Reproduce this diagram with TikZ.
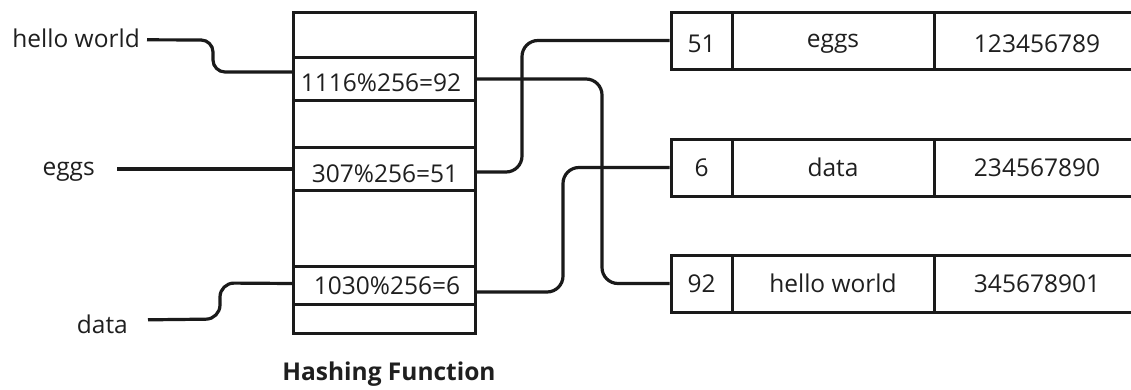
\documentclass[tikz,border=0pt]{standalone}
\usepackage{fontspec}
\setmainfont{Open Sans}
\definecolor{ink}{HTML}{1A1A1A}
\definecolor{txt}{HTML}{1F1F1F}
\begin{document}
\begin{tikzpicture}[x=1pt,y=-1pt,
  lbl/.style={font=\fontsize{24.5}{28}\selectfont, text=txt, inner sep=0pt},
  ttl/.style={font=\fontsize{24.5}{28}\selectfont\bfseries, text=txt, inner sep=0pt},
  box/.style={draw=ink, line width=3pt, inner sep=0pt},
  slotbox/.style={inner sep=0pt, minimum width=182pt},
  cell/.style={draw=ink, line width=3pt, inner sep=0pt, minimum height=57pt,
               font=\fontsize{24.5}{28}\selectfont, text=txt},
  sep/.style={draw=ink, line width=3pt},
  wire/.style={draw=ink, line width=3.2pt, rounded corners=14pt}]
\clip (0,0) rectangle (1131,389);
\fill[white] (0,0) rectangle (1131,389);

% hashing function column
\node[box, minimum width=182pt, minimum height=321pt] (hash) at (384,172.5) {};
\node[slotbox, minimum height=42pt] (s92) at (384,79) {};
\node[slotbox, minimum height=42pt] (s51) at (384,169) {};
\node[slotbox, minimum height=37pt] (s6)  at (384,285.5) {};
\foreach \s in {s92,s51,s6}{
  \draw[sep] (\s.north west) -- (\s.north east);
  \draw[sep] (\s.south west) -- (\s.south east);
}
\node[lbl] (t92) at (381,83) {1116\%256=92};
\node[lbl] (t51) at (385,174) {307\%256=51};
\node[lbl] (t6)  at (387,286) {1030\%256=6};
\node[ttl, anchor=base] (title) at (389,380) {Hashing Function};

% input keys
\node[lbl, anchor=base east] (hw) at (140,47) {hello world};
\node[lbl, anchor=base east] (eg) at (95,175) {eggs};
\node[lbl, anchor=base east] (da) at (128,333) {data};

% records
\node[cell, minimum width=61pt]  (k51) at (701.5,40.5) {};
\node[cell, minimum width=202pt] (v51) at (833,40.5) {};
\node[cell, minimum width=206pt] (n51) at (1037,40.5) {};
\node[lbl] at ([yshift=-3pt]k51.center) {51};
\node[lbl] at ([yshift=-3pt]v51.center) {eggs};
\node[lbl] at ([yshift=-3pt]n51.center) {123456789};

\node[cell, minimum width=61pt]  (k6) at (701.5,167.5) {6};
\node[cell, minimum width=202pt] (v6) at (833,167.5) {data};
\node[cell, minimum width=206pt] (n6) at (1037,167.5) {234567890};

\node[cell, minimum width=61pt]  (k92) at (701.5,283.5) {92};
\node[cell, minimum width=202pt] (v92) at (833,283.5) {hello world};
\node[cell, minimum width=206pt] (n92) at (1037,283.5) {345678901};

% input connectors
\draw[wire, rounded corners=12pt] ([xshift=7pt,yshift=-2pt]hw.east) -- (213,40) -- (213,72) -- ([yshift=7pt]s92.west);
\draw[wire] ([xshift=22pt]eg.east |- s51.west) -- (s51.west);
\draw[wire] ([xshift=20pt,yshift=4pt]da.east) -- (220,319) -- (220,283) -- ([yshift=2pt]s6.west);

% output connectors
\draw[wire, rounded corners=16pt] ([yshift=-3pt]s51.east) -- (522,172) -- (522,40.5) -- (k51.west);
\draw[wire, rounded corners=16pt] (s92.east) -- (602,79) -- (602,283.5) -- (k92.west);
\draw[wire, rounded corners=16pt] ([yshift=-6.5pt]s6.east) -- (563,292) -- (563,167.5) -- (k6.west);
\end{tikzpicture}
\end{document}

________

Written exercise: Images in the data above are to be skipped. Retype all other material exactly.

Exercise response:
Reproduce this diagram with TikZ.
\documentclass[tikz,border=0pt]{standalone}
\usepackage{fontspec}
\setmainfont{Open Sans}
\definecolor{ink}{HTML}{1A1A1A}
\definecolor{txt}{HTML}{1F1F1F}
\begin{document}
\begin{tikzpicture}[x=1pt,y=-1pt,
  lbl/.style={font=\fontsize{24.5}{28}\selectfont, text=txt, inner sep=0pt},
  ttl/.style={font=\fontsize{24.5}{28}\selectfont\bfseries, text=txt, inner sep=0pt},
  box/.style={draw=ink, line width=3pt, inner sep=0pt},
  slotbox/.style={inner sep=0pt, minimum width=182pt},
  cell/.style={draw=ink, line width=3pt, inner sep=0pt, minimum height=57pt,
               font=\fontsize{24.5}{28}\selectfont, text=txt},
  sep/.style={draw=ink, line width=3pt},
  wire/.style={draw=ink, line width=3.2pt, rounded corners=14pt}]
\clip (0,0) rectangle (1131,389);
\fill[white] (0,0) rectangle (1131,389);

% hashing function column
\node[box, minimum width=182pt, minimum height=321pt] (hash) at (384,172.5) {};
\node[slotbox, minimum height=42pt] (s92) at (384,79) {};
\node[slotbox, minimum height=42pt] (s51) at (384,169) {};
\node[slotbox, minimum height=37pt] (s6)  at (384,285.5) {};
\foreach \s in {s92,s51,s6}{
  \draw[sep] (\s.north west) -- (\s.north east);
  \draw[sep] (\s.south west) -- (\s.south east);
}
\node[lbl] (t92) at (381,83) {1116\%256=92};
\node[lbl] (t51) at (385,174) {307\%256=51};
\node[lbl] (t6)  at (387,286) {1030\%256=6};
\node[ttl, anchor=base] (title) at (389,380) {Hashing Function};

% input keys
\node[lbl, anchor=base east] (hw) at (140,47) {hello world};
\node[lbl, anchor=base east] (eg) at (95,175) {eggs};
\node[lbl, anchor=base east] (da) at (128,333) {data};

% records
\node[cell, minimum width=61pt]  (k51) at (701.5,40.5) {};
\node[cell, minimum width=202pt] (v51) at (833,40.5) {};
\node[cell, minimum width=206pt] (n51) at (1037,40.5) {};
\node[lbl] at ([yshift=-3pt]k51.center) {51};
\node[lbl] at ([yshift=-3pt]v51.center) {eggs};
\node[lbl] at ([yshift=-3pt]n51.center) {123456789};

\node[cell, minimum width=61pt]  (k6) at (701.5,167.5) {6};
\node[cell, minimum width=202pt] (v6) at (833,167.5) {data};
\node[cell, minimum width=206pt] (n6) at (1037,167.5) {234567890};

\node[cell, minimum width=61pt]  (k92) at (701.5,283.5) {92};
\node[cell, minimum width=202pt] (v92) at (833,283.5) {hello world};
\node[cell, minimum width=206pt] (n92) at (1037,283.5) {345678901};

% input connectors
\draw[wire, rounded corners=12pt] ([xshift=7pt,yshift=-2pt]hw.east) -- (213,40) -- (213,72) -- ([yshift=7pt]s92.west);
\draw[wire] ([xshift=22pt]eg.east |- s51.west) -- (s51.west);
\draw[wire] ([xshift=20pt,yshift=4pt]da.east) -- (220,319) -- (220,283) -- ([yshift=2pt]s6.west);

% output connectors
\draw[wire, rounded corners=16pt] ([yshift=-3pt]s51.east) -- (522,172) -- (522,40.5) -- (k51.west);
\draw[wire, rounded corners=16pt] (s92.east) -- (602,79) -- (602,283.5) -- (k92.west);
\draw[wire, rounded corners=16pt] ([yshift=-6.5pt]s6.east) -- (563,292) -- (563,167.5) -- (k6.west);
\end{tikzpicture}
\end{document}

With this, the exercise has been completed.